Speaking on the On Purpose with Jay Shetty podcast, the 56-year-old actor reflected on getting older and said his 40s stand out as the decade he enjoyed most.
The episode, titled MATTHEW MCCONAUGHEY: The KEYS to a Meaningful Life (Love, Faith, Family & Turning Failure into Growth), was released in January 2026 and featured a wider conversation about faith, purpose, family and the way people reassess their lives as they get older.
From what he has heard in conversations with others, he believes plenty of people feel the same way.
“40s were my favorite decade,” McConaughey said. “I think I really customized. And I found that to be true for a lot of people, especially a lot of the men I talked to.”
He explained that part of the appeal is the sharper sense of focus that can come with that stage of life, when people become better at cutting out distractions and investing more in what genuinely excites them.
“You get rid of all that stuff where you’re wasting your time and you’re honing in on the stuff that turns you on,” he said.

While he speaks highly of his 40s, McConaughey said the beginning of his 50s felt far less steady.
He acknowledged that those early years brought some uncertainty, leading him to wonder whether he was experiencing the classic turning point many people associate with midlife.
“The first few years of the 50s were a little wobbly for me,” he said. “So you go, oh, is this that midlife crisis?”
Even so, he is not especially keen on describing that period as a crisis. In his view, that label gives the wrong impression and overlooks the possibilities that can come with it.
“I don’t like the word crisis on that,” he said. “Sounds like a midlife, for lack of a better word, opportunity.”

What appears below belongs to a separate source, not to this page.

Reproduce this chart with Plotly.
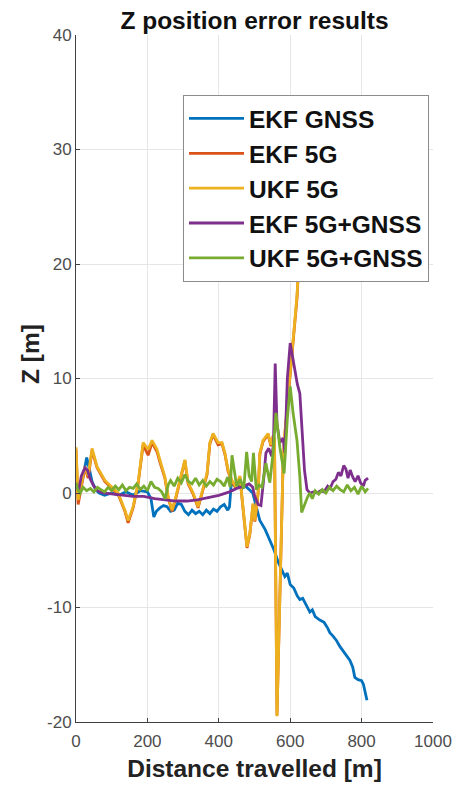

McConaughey was born on 4 November 1969, meaning he turned 56 in late 2025, and his comments land in the middle of a much broader discussion about how people experience middle age.

McConaughey’s view is that this kind of midlife reckoning is common, especially when someone starts weighing what they have already done against what still lies ahead.

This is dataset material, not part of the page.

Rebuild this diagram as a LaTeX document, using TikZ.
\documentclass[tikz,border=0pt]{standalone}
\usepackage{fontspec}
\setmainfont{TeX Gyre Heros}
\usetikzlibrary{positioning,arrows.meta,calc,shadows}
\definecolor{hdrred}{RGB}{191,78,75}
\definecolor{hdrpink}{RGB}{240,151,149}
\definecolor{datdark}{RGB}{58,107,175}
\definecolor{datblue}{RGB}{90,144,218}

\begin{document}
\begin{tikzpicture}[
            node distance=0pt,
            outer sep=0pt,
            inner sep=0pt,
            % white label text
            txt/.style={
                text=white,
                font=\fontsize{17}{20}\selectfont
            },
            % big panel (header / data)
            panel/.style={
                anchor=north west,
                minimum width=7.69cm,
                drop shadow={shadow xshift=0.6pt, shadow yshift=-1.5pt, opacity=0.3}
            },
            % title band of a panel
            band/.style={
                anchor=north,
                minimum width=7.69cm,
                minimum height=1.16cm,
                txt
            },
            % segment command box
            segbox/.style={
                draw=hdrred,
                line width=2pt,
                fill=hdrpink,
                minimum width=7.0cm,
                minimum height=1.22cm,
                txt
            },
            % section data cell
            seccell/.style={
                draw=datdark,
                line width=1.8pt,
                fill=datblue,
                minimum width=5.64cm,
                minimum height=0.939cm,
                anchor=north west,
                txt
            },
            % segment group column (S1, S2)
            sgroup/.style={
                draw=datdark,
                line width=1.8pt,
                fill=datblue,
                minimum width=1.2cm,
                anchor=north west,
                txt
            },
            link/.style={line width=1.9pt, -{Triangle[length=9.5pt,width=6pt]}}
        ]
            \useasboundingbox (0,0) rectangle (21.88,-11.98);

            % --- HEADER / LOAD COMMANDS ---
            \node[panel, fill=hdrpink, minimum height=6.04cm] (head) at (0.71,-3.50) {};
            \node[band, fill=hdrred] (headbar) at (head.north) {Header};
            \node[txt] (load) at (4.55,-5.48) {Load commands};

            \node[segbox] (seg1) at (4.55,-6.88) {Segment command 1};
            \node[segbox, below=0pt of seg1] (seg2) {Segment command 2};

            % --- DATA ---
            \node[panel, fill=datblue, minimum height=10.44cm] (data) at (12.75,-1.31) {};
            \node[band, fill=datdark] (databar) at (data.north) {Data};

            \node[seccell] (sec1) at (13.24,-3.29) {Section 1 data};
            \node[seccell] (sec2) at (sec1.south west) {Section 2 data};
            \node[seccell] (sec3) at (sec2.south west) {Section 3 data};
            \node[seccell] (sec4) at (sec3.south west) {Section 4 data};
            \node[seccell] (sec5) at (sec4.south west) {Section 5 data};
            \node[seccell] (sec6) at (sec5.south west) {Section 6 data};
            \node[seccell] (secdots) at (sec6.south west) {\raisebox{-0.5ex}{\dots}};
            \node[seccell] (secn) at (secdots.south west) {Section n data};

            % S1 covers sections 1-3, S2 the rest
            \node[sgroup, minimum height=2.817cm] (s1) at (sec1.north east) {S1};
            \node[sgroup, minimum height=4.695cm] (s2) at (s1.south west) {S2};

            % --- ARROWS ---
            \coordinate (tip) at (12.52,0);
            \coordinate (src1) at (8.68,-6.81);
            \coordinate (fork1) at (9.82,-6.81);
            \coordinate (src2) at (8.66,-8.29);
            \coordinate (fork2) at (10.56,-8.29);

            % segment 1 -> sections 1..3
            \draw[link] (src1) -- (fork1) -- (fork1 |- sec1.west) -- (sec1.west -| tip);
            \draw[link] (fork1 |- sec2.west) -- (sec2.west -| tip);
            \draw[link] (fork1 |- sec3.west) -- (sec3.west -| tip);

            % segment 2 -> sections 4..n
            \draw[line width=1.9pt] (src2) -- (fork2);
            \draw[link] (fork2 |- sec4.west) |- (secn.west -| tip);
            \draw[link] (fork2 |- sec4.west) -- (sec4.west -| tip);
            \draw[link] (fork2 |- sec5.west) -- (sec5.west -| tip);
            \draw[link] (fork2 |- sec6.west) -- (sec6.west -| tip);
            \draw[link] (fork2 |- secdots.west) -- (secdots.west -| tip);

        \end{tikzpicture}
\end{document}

According to him, the real difficulty is not the phase itself, but the tendency to overlook or undervalue everything it took to reach that point.
“I think my hunch is that most people go through what they call a midlife crisis,” he said.

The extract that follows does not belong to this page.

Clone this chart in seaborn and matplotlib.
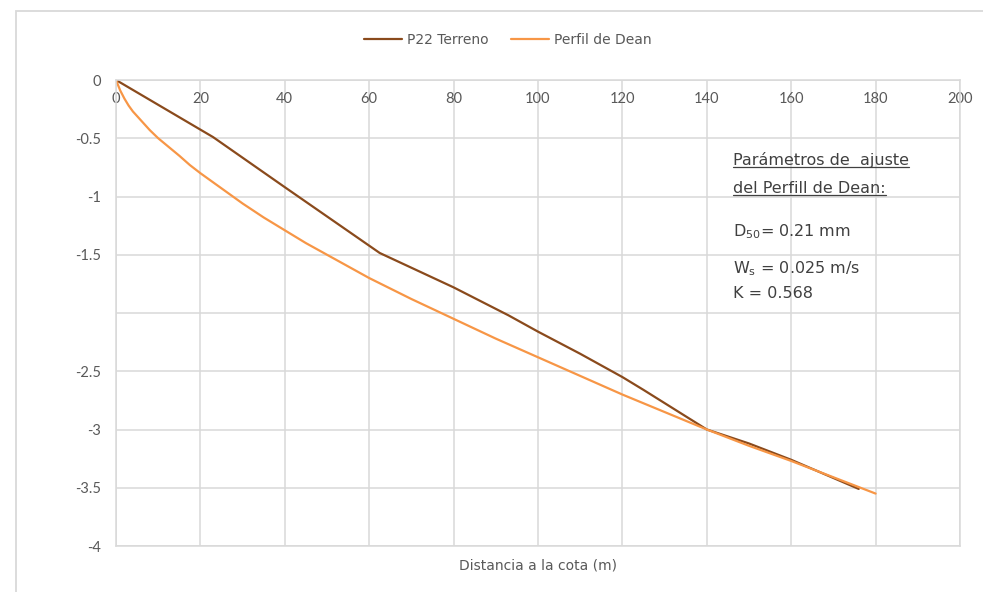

“And if it’s hard for them or not healthy for them, it’s because maybe they’re not given enough credit to what they actually have done to get there.”
His perspective also lines up with a long-running body of research suggesting wellbeing often follows a U-shaped pattern across life, with satisfaction dipping in middle age before rising again later on. That does not mean everyone has a midlife crisis, but it does help explain why the 40s and early 50s can feel like such a reflective period.
Health experts also regularly point out that midlife is an important stage for long-term wellbeing. Research highlighted by the National Institute on Aging has linked factors such as blood pressure, stress, diet and overall cardiovascular health in the 40s through early 60s with how people fare in later life, giving extra weight to McConaughey’s idea that these years can be a turning point rather than simply a decline.